Hguimaraes / gtzan.keras

[REPO] Music Genre classification on GTZAN dataset using CNNs
MIT License
201 stars 57 forks source link

Train/Test split creation remark #10

Closed lvaleriu closed 4 years ago

lvaleriu commented 5 years ago

Shouldn't you split the files list in train + test before extracting the samples? You are doing the opposite. Extracting all the samples/features and then proceed to split. In this way you can have some portions of song 1 into train split and some other portions of song 1 into test split. This can lead to an invalid validation score. And this doesn't seem very well to me.

I've tried splitting the files list as I've suggested and the model still learns, but the val_loss and val_acc are much lower than you obtain.

What are your thoughts about this?

Hguimaraes commented 5 years ago

@lvaleriu thanks for the comment. And You are totally right, it is a known issue of leaking. Using a correct split method the accuracy decrease ~10/15%.

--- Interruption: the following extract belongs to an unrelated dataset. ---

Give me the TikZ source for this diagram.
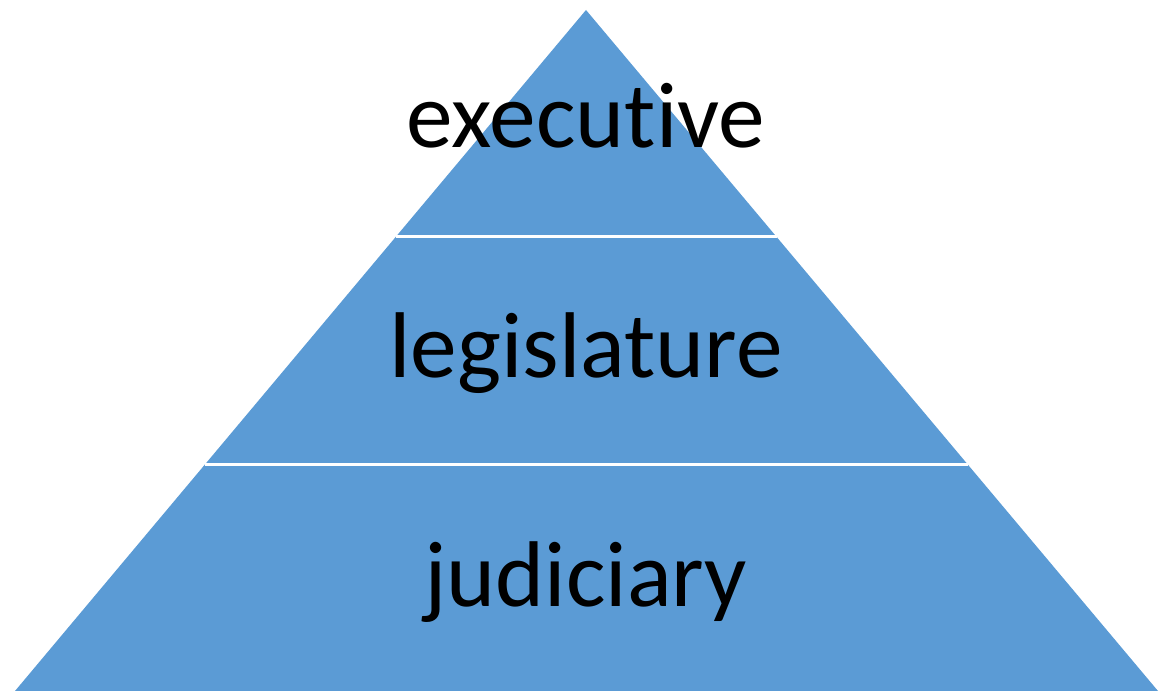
\documentclass[tikz,border=0pt]{standalone}
\usepackage{fontspec}
\setmainfont{Carlito}[Ligatures={NoCommon,NoContextual}]
\usetikzlibrary{calc}
\definecolor{pyrblue}{HTML}{5B9BD5}
\begin{document}
\begin{tikzpicture}[x=0.75pt,y=-0.75pt,
  tier/.style={anchor=base,inner sep=0pt,font=\fontsize{70pt}{82pt}\selectfont,text=black},
  sep/.style={draw=white,line width=2.25pt}]
\useasboundingbox (0,0) rectangle (1163,691);
\coordinate (apex) at (586,10);
\coordinate (bl) at (15,691);
\coordinate (br) at (1158,691);
\fill[pyrblue] (apex) -- (br) -- (bl) -- cycle;
\coordinate (s1l) at ($(apex)!227/681!(bl)$);
\coordinate (s1r) at ($(apex)!227/681!(br)$);
\coordinate (s2l) at ($(apex)!455/681!(bl)$);
\coordinate (s2r) at ($(apex)!455/681!(br)$);
\draw[sep] (s1l) -- (s1r);
\draw[sep] (s2l) -- (s2r);
\node[tier] (exec) at (586,148) {executive};
\node[tier] (legis) at (586,378) {legislature};
\node[tier] (jud) at (586,606) {judiciary};
\end{tikzpicture}
\end{document}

Few days after I release this source code on GitHub I realized that, but didn't have the time to fix yet. This project has a lot of things to be re-build again. I plan to reformulate everything soon but I'm keeping this repo on Github in order to help someone to have an idea to where to start, not to fully use this in a production environment. The approach using the classical ML methods do not have this problem (I think). If you need to use asap this repo, I suggest you to take the classical approach or reformulate the deep learning version (and probably use an 1D CNN). The lack of the data on the GTZAN dataset is a challenge. On my thesis I also used data from the Spotify and could retraining using the right way.

Cheers,

Hguimaraes commented 4 years ago

Hi @lvaleriu,

Fixed in commit e3f5eba. I updated the packages, the architecture and a lot of conceptual details that was wrong, but the performance is similar. Please check out and contact me if something goes wrong.

Cheers,